Work instructions: Output the first line of the listing and each line after it, up to and including the line that contains "const fmt = (v: number)", exactly as written, minus the pictures.

.....

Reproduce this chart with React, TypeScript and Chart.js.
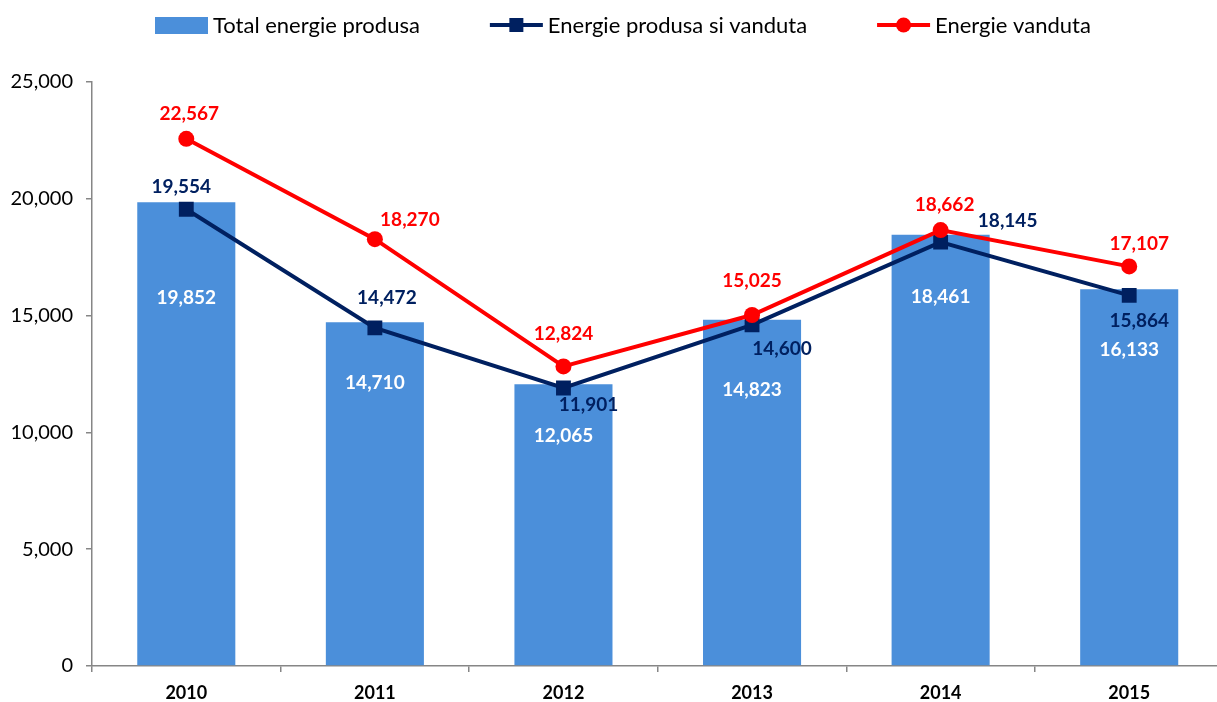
import React, { useEffect, useRef } from "react";
import { Chart, registerables } from "chart.js";

Chart.register(...registerables);

const categories = ["2010", "2011", "2012", "2013", "2014", "2015"];
const totalProduced = [19852, 14710, 12065, 14823, 18461, 16133];
const producedSold = [19554, 14472, 11901, 14600, 18145, 15864];
const sold = [22567, 18270, 12824, 15025, 18662, 17107];
const yTicks = [0, 5000, 10000, 15000, 20000, 25000];
const seriesNames = ["Total energie produsa", "Energie produsa si vanduta", "Energie vanduta"];

// label placement offsets in pixels (style, not data)
const barLabelOffsets = [[0, 96], [0, 61], [0, 52], [0, 70], [0, 62], [0, 61]];
const navyLabelOffsets = [[-5, -22], [12, -30], [25, 17], [30, 24], [67, -21], [10, 25]];
const redLabelOffsets = [[3, -25], [35, -19], [0, -33], [0, -34], [4, -25], [10, -23]];

const BAR = "#4B8FDA";
const NAVY = "#002060";
const RED = "#FF0000";
const AXIS = "#868686";
const FONT = "Lato, 'Noto Sans', sans-serif";

const fmt = (v: number) => v.toLocaleString("en-US");

const labelsPlugin = {
  id: "valueLabels",
  afterDatasetsDraw(chart: any) {
    const ctx = chart.ctx;
    ctx.save();
    ctx.font = `bold 19px ${FONT}`;
    ctx.textAlign = "center";
    ctx.textBaseline = "middle";
    const cfg = [
      { idx: 0, color: "#FFFFFF", off: barLabelOffsets },
      { idx: 1, color: NAVY, off: navyLabelOffsets },
      { idx: 2, color: RED, off: redLabelOffsets },
    ];
    cfg.forEach(({ idx, color, off }) => {
      const meta = chart.getDatasetMeta(idx);
      const data = chart.data.datasets[idx].data as number[];
      ctx.fillStyle = color;
      meta.data.forEach((el: any, i: number) => {
        ctx.fillText(fmt(data[i]), el.x + off[i][0], el.y + off[i][1]);
      });
    });
    ctx.restore();
  },
};

const legendPlugin = {
  id: "customLegend",
  afterDraw(chart: any) {
    const ctx = chart.ctx;
    ctx.save();
    ctx.font = `22px ${FONT}`;
    ctx.textBaseline = "middle";
    ctx.textAlign = "left";
    const y = 25;
    let x = 155;
    const symW = 53;
    seriesNames.forEach((name, i) => {
      if (i === 0) {
        ctx.fillStyle = BAR;
        ctx.fillRect(x, y - 8, symW, 17);
      } else {
        const color = i === 1 ? NAVY : RED;
        ctx.strokeStyle = color;
        ctx.lineWidth = 4;
        ctx.beginPath();
        ctx.moveTo(x, y);
        ctx.lineTo(x + symW, y);
        ctx.stroke();
        ctx.fillStyle = color;
        const cx = x + symW / 2;
        if (i === 1) {
          ctx.fillRect(cx - 7, y - 7, 14, 14);
        } else {
          ctx.beginPath();
          ctx.arc(cx, y, 7.5, 0, Math.PI * 2);
          ctx.fill();
        }
      }
      ctx.fillStyle = "#000";
      ctx.fillText(name, x + symW + 5, y + 1);
      x += symW + 5 + ctx.measureText(name).width + 70;
    });
    ctx.restore();
  },
};

export default function App() {
  const ref = useRef<HTMLCanvasElement | null>(null);
  useEffect(() => {
    if (!ref.current) return;
    const chart = new Chart(ref.current, {
      type: "bar",
      data: {
        labels: categories,
        datasets: [
          {
            type: "bar",
            label: seriesNames[0],
            data: totalProduced,
            backgroundColor: BAR,
            barPercentage: 0.52,
            categoryPercentage: 1,
            order: 3,
          },
          {
            type: "line",
            label: seriesNames[1],
            data: producedSold,
            borderColor: NAVY,
            backgroundColor: NAVY,
            borderWidth: 4,
            pointStyle: "rect",
            pointRadius: 10.5,
            pointBorderWidth: 0,
            pointBackgroundColor: NAVY,
            tension: 0,
            order: 2,
          },
          {
            type: "line",
            label: seriesNames[2],
            data: sold,
            borderColor: RED,
            backgroundColor: RED,
            borderWidth: 4,
            pointStyle: "circle",
            pointRadius: 8,
            pointBorderWidth: 0,
            pointBackgroundColor: RED,
            tension: 0,
            order: 1,
          },
        ] as any,
      },
      options: {
        responsive: false,
        animation: false,
        layout: { padding: { top: 82, left: 0, right: 0, bottom: 0 } },
        plugins: {
          legend: { display: false },
          tooltip: { enabled: false },
        },
        scales: {
          x: {
            offset: true,
            grid: {
              offset: true,
              drawOnChartArea: false,
              drawTicks: true,
              tickLength: 6,
              color: AXIS,
              lineWidth: 1.5,
            },
            border: { display: true, color: AXIS, width: 1.5 },
            ticks: {
              color: "#000",
              font: { family: FONT, size: 18, weight: "bold" },
              padding: 10,
            },
            afterFit(scale: any) {
              scale.height = 36;
            },
          },
          y: {
            min: 0,
            max: 25000,
            grid: {
              drawOnChartArea: false,
              drawTicks: true,
              tickLength: 6,
              color: AXIS,
              lineWidth: 1.5,
            },
            border: { display: true, color: AXIS, width: 1.5 },
            afterBuildTicks(scale: any) {
              scale.ticks = yTicks.map((v) => ({ value: v }));
            },
            ticks: {
              color: "#000",
              font: { family: FONT, size: 20 },
              padding: 13,
              callback: (v: any) => fmt(Number(v)),
            },
            afterFit(scale: any) {
              scale.width = 92;
            },
          },
        },
      } as any,
      plugins: [labelsPlugin, legendPlugin],
    });
    return () => chart.destroy();
  }, []);

  return (
    <div
      style={{
        position: "fixed",
        left: 0,
        top: 0,
        width: 1217,
        height: 702,
        overflow: "hidden",
        background: "#fff",
      }}
    >
      <canvas ref={ref} width={1234} height={702} style={{ display: "block" }} />
    </div>
  );
}
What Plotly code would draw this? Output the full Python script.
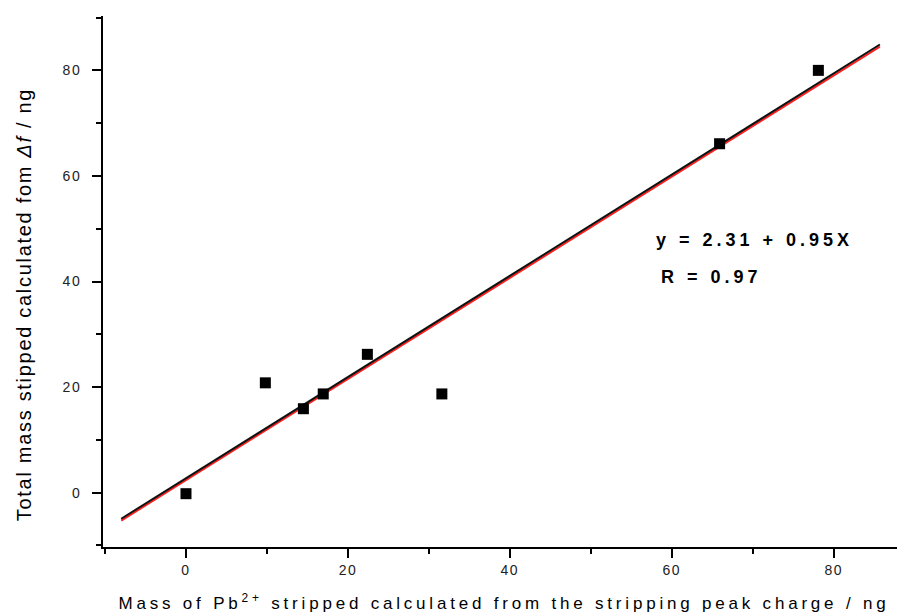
import plotly.graph_objects as go

# data
mass_charge = [0.0, 9.8, 14.5, 16.95, 22.4, 31.6, 65.9, 78.1]
mass_freq = [-0.2, 20.8, 15.9, 18.7, 26.2, 18.7, 66.1, 80.0]
fit_x = [-8.0, 85.7]
fit_y_black = [-4.95, 84.9]
fit_y_red = [-5.3, 84.5]
x_ticks = [0, 20, 40, 60, 80]
y_ticks = [0, 20, 40, 60, 80]

fig = go.Figure()
fig.add_trace(go.Scatter(x=fit_x, y=fit_y_red, mode="lines",
                         line=dict(color="#ff2020", width=2), hoverinfo="skip"))
fig.add_trace(go.Scatter(x=fit_x, y=fit_y_black, mode="lines",
                         line=dict(color="#111111", width=2), hoverinfo="skip"))
fig.add_trace(go.Scatter(x=mass_charge, y=mass_freq, mode="markers",
                         marker=dict(symbol="square", size=11, color="black")))

fig.add_annotation(x=61.7, y=47.8, text="<b>y = 2.31 + 0.95X</b>", showarrow=False,
                   xanchor="left", yanchor="middle",
                   font=dict(family="Liberation Sans, Arial", size=18, color="black"))
fig.add_annotation(x=60.4, y=40.8, text="<b>R = 0.97</b>", showarrow=False,
                   xanchor="left", yanchor="middle",
                   font=dict(family="Liberation Sans, Arial", size=18, color="black"))
# y-axis title (placed as a rotated annotation so it can sit lower, as in the reference)
fig.add_annotation(xref="paper", yref="paper", x=0, y=0.457, xshift=-79,
                   text="Total mass stipped calculated fom <i>Δf</i> / ng",
                   textangle=-90, showarrow=False, xanchor="center", yanchor="middle",
                   font=dict(family="Liberation Sans, Arial", size=20, color="black"))

axis_common = dict(showgrid=False, zeroline=False, showline=True, linecolor="black",
                   linewidth=2, ticks="outside", ticklen=9, tickwidth=2, tickcolor="black",
                   tickfont=dict(family="Liberation Sans, Arial", size=14, color="#222222"),
                   minor=dict(ticks="outside", ticklen=5, tickwidth=2, tickcolor="black", dtick=10),
                   mirror=False, automargin=False)

fig.update_xaxes(range=[-10.25, 88.8], tickvals=x_ticks, **axis_common,
                 title=dict(text="Mass of Pb<sup>2+</sup> stripped calculated from the stripping peak charge / ng",
                            font=dict(family="Liberation Sans, Arial", size=17, color="black"),
                            standoff=20))
fig.update_yaxes(range=[-10.3, 90.3], tickvals=y_ticks, ticklabelstandoff=8, **axis_common)

# the page body adds an 8px offset, so the figure is sized to fit the window
fig.update_layout(width=897, height=607, showlegend=False,
                  plot_bgcolor="white", paper_bgcolor="white",
                  margin=dict(l=95, r=0, t=8, b=68))

post = """
var gd = document.getElementById('{plot_id}');
function spacing(){
  var t = gd.querySelector('.xtitle');
  if (t) { t.style.letterSpacing = '3.8px'; }
  gd.querySelectorAll('.annotation-text').forEach(function(a){
    if (a.textContent.indexOf('Total') === 0) { a.style.letterSpacing = '1.7px'; }
    else { a.style.letterSpacing = '4px'; }
  });
  gd.querySelectorAll('.xtick text, .ytick text').forEach(function(a){ a.style.letterSpacing = '1.5px'; });
}
spacing();
gd.on('plotly_afterplot', spacing);
"""
fig.write_html("out.html", post_script=post)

.....

Exercise output:
Reproduce this chart with React, TypeScript and Chart.js.
import React, { useEffect, useRef } from "react";
import { Chart, registerables } from "chart.js";

Chart.register(...registerables);

const categories = ["2010", "2011", "2012", "2013", "2014", "2015"];
const totalProduced = [19852, 14710, 12065, 14823, 18461, 16133];
const producedSold = [19554, 14472, 11901, 14600, 18145, 15864];
const sold = [22567, 18270, 12824, 15025, 18662, 17107];
const yTicks = [0, 5000, 10000, 15000, 20000, 25000];
const seriesNames = ["Total energie produsa", "Energie produsa si vanduta", "Energie vanduta"];

// label placement offsets in pixels (style, not data)
const barLabelOffsets = [[0, 96], [0, 61], [0, 52], [0, 70], [0, 62], [0, 61]];
const navyLabelOffsets = [[-5, -22], [12, -30], [25, 17], [30, 24], [67, -21], [10, 25]];
const redLabelOffsets = [[3, -25], [35, -19], [0, -33], [0, -34], [4, -25], [10, -23]];

const BAR = "#4B8FDA";
const NAVY = "#002060";
const RED = "#FF0000";
const AXIS = "#868686";
const FONT = "Lato, 'Noto Sans', sans-serif";

const fmt = (v: number) => v.toLocaleString("en-US");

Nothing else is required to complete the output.